In the meantime Anderson, Magor's engineer, stripped off his leather flying-coat and climbed out on the wing to the damaged engine. He was passing through the air at sixty knots. It whipped his clothing against his arms and legs, making them difficult to move; it tried to wrench his tools and materials from his hands, and would have blown him overboard had he relaxed his vigilance. For one hour, an hour completely filled with sixty long minutes, he fought with the air and completed the repair.
Magor, when he could start up his second engine, was two hundred miles from Felixstowe, and had completed his reconnaissance, so he turned the formation for home, crossed the North Sea, and landed in the harbour at half-past twelve o'clock.
Nineteen days later the second lighter trip was sent into the Bight.
Tiny Galpin and Rhys Davis were leading, Webster and Tees were in the second boat, and Barker and Galvayne were in the third. The latter pilot was killed later when the pilots of four boats attacked fifteen Huns off Terschelling, and put them to flight.
Tiny led his flight into the Bight, and also encountered two enemy seaplanes. But these pilots were not having any. They dropped their bombs and made off inland at high speed.
He met a flotilla of mine-sweepers who fired shells at him.

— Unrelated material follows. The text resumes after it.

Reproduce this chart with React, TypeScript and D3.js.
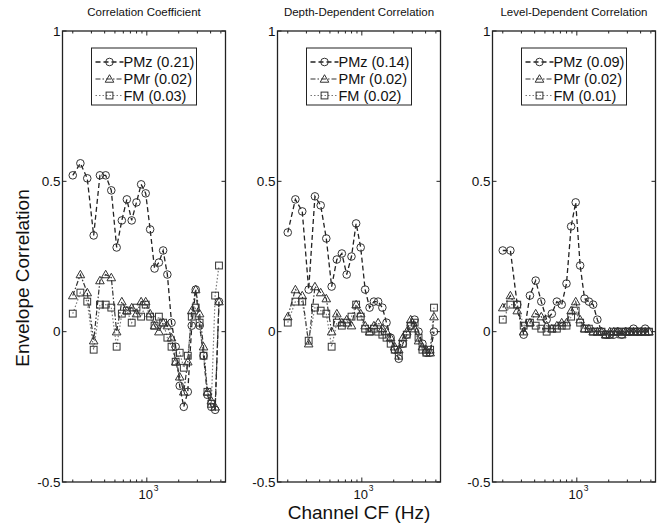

So he and the other two pilots swooped down and swept the decks with machine-gun fire. When the mine-sweeper first opened fire the wireless operator seized his Aldis lamp and began signalling furiously to one of the ships. Tiny, reaching out, pulled him away from the side and demanded an explanation. The operator wrote on his pad—
"Sir, he was making e's to me."
He had not realised they were enemy craft, and thought that the quick flash of the gun was the light of a signal-lamp with which somebody was making a series of e's to him, the calling-up signal.